Milo a développé une vraie obsession pour la figure du vampire. Mais son intérêt va au-delà du seul attrait pour la créature : le jeune homme confronte peu à peu ce que les réalisateurs et romanciers ont fait du vampire à ce qu’il juge être la réalité de leur condition. Il a ainsi établi un calendrier précis : à intervalles réguliers, il tue de manière à se nourrir de sang et ainsi endosser l’existence d’un vampire. Jusqu’au jour où il rencontre Sophie, une adolescente qui emménage dans le même immeuble que lui. Orpheline, prise en charge par un grand-père violent, la jeune femme est aussi perturbée que Milo, s’adonnant à l’automutilation. Peu à peu, tous deux se rapprochent, s’offrant l’un à l’autre un répit inespéré.
Sorti en 2016, The Transfiguration de Michael O’Shea est une variation inattendue sur la figure du vampire. Le réalisateur, dont c’est le premier projet sur grand écran, s’attaque aux buveurs de sang avec un longmétrage qui appelle davantage à l’influence du Martin de George Romero qu’aux dernières productions mainstream du genre. Le film ne franchit jamais la barrière du surnaturel, en phase avec le réalisme que Milo recherche dans la fiction vampirique. Car si le récit débute sur un meurtre, qui servira à Milo pour se nourrir de sang, on comprend d’emblée qu’il y a un problème : le jeune homme rejette rapidement ce qu’il a ingéré.

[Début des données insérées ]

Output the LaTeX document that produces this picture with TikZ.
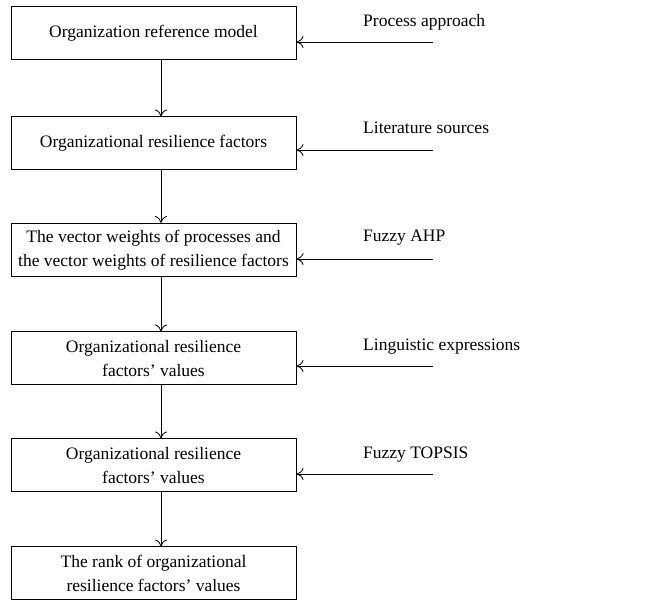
\documentclass[tikz,border=0pt]{standalone}
\usepackage{fontspec}
\setmainfont{Liberation Serif}
\tikzset{
  stage/.style={draw, line width=1pt, minimum width=285pt, minimum height=53pt,
                align=center, inner sep=2pt, font=\fontsize{17.5}{24}\selectfont},
  source/.style={anchor=west, inner sep=0pt, font=\fontsize{17.5}{24}\selectfont},
  flow/.style={->, line width=0.8pt, >={To[length=7pt,width=12pt,line width=0.8pt]}}
}
\usetikzlibrary{arrows.meta}
\begin{document}
\begin{tikzpicture}[x=1pt, y=-1pt]
    \useasboundingbox (0,0) rectangle (654,601);

    \node[stage] (model)   at (153.5, 33.5){Organization reference model};
    \node[stage] (factors) at (153.5, 143.5){Organizational resilience factors};
    \node[stage] (weights) at (153.5, 250){The vector weights of processes and\\the vector weights of resilience factors};
    \node[stage] (values)  at (153.5, 358.5){Organizational resilience\\factors’ values};
    \node[stage] (fvalues) at (153.5, 465.5){Organizational resilience\\factors’ values};
    \node[stage] (rank)    at (153.5, 573.5){The rank of organizational\\resilience factors’ values};

    \node[source] (process)    at (363, 22){Process approach};
    \node[source] (literature) at (363, 128){Literature sources};
    \node[source] (ahp)        at (363, 238){Fuzzy AHP};
    \node[source] (linguistic) at (363, 347){Linguistic expressions};
    \node[source] (topsis)     at (363, 455){Fuzzy TOPSIS};

    \coordinate (in1) at (433, 42);
    \coordinate (in2) at (433, 150);
    \coordinate (in3) at (433, 259);
    \coordinate (in4) at (433, 366);
    \coordinate (in5) at (433, 474);

    \draw[flow] ([xshift=7.5pt]model.south)   -- ([xshift=7.5pt]factors.north);
    \draw[flow] ([xshift=7.5pt]factors.south) -- ([xshift=7.5pt]weights.north);
    \draw[flow] ([xshift=7.5pt]weights.south) -- ([xshift=7.5pt]values.north);
    \draw[flow] ([xshift=7.5pt]values.south)  -- ([xshift=7.5pt]fvalues.north);
    \draw[flow] ([xshift=7.5pt]fvalues.south) -- ([xshift=7.5pt]rank.north);

    \draw[flow] (in1) -- (in1 -| model.east);
    \draw[flow] (in2) -- (in2 -| factors.east);
    \draw[flow] (in3) -- (in3 -| weights.east);
    \draw[flow] (in4) -- (in4 -| values.east);
    \draw[flow] (in5) -- (in5 -| fvalues.east);
  \end{tikzpicture}
\end{document}
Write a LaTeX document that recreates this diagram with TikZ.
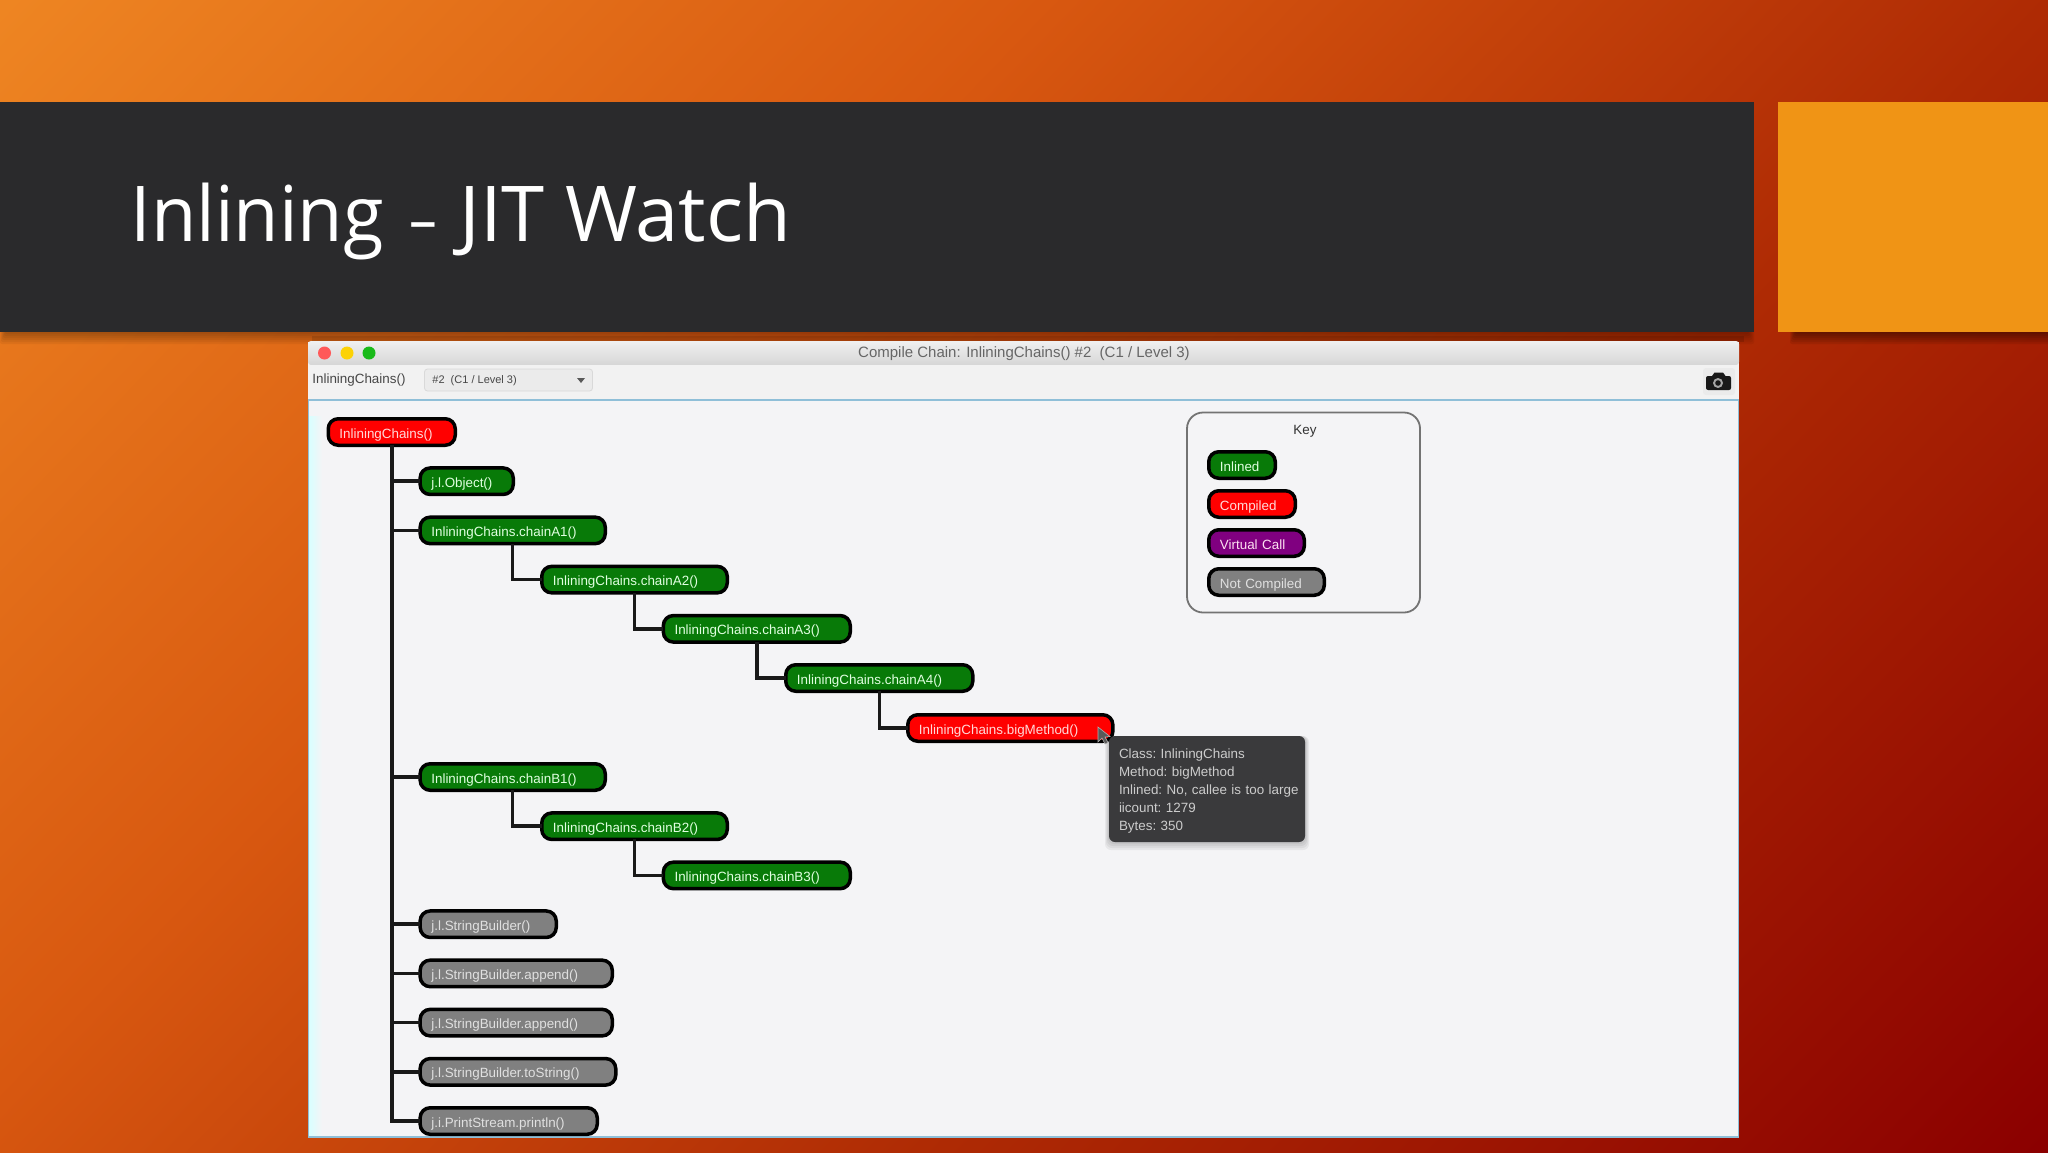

Les critiques ont fortement rapproché The Transfiguration de Let the Right One In, sans doute par le duo des deux adolescents qui sont au cœur de l’intrigue. Pour autant, la psychologie des personnages des deux films n’a que peu de rapports. Traumatisé par le suicide de sa mère, Milo s’est peu à peu décroché du réel, trouvant dans le vampire une échappatoire autant qu’une matérialisation de ses obsessions. Sophie, élevée par un grand-père abusif, se scarifie autant qu’elle se livre à des relations sexuelles sans éprouver le moindre plaisir. La lenteur du film ne fait au final que renforcer la cruauté du monde dans lequel ils vivent (Milo est un souffre-douleur pour certains jeunes de son quartier).
Au fur et à mesure de l’histoire, on comprend que l’intérêt de Milo va au-delà des films qu’il passe son temps à visionner. Dans les cahiers qui semblent l’accompagner partout, il confronte ce que la fiction dit du vampire avec la réalité qu’il peut expérimenter à son niveau. Il ne s’agit ici pas de vampires avec des canines allongées, mais bien de criminels qui tuent leurs victimes avec une arme tranchante, à l’image de Martin dans le film éponyme, voire de Simon dans le Vampire de Shunji Iwai. de Morse à Twilight en passant par True Blood, voire Aux frontières de l’Aube, Milo ne cesse de se référer à la créature qui l’obsède et dont il cherche à éprouver la réalité. Dans ses discussions avec Sophie, il abordera ainsi différents tropes, comme celui qui permet aux vampires de gravir sans difficulté des murs, leurs faiblesses face aux symboles religieux, etc. Mais il y a, en fin de compte, l’idée que le vampire est un moyen d’aborder le thème du deuil. Car c’est bien la mort qui plane à tout instant sur le film. Celles que provoque Milo, mais aussi celle dont il a été témoin, que ce soit celle de son père (évoqué) ou celle de sa mère (qui fait l’objet d’un flash-back glaçant).
The Transfiguration est autant un film de vampire qu’une oeuvre qui parle de la figure du vampire. Si le métrage possède quelques longueurs, l’ensemble force le respect par sa réalisation et le jeu sobre de ses jeunes acteurs, particulièrement convaincants.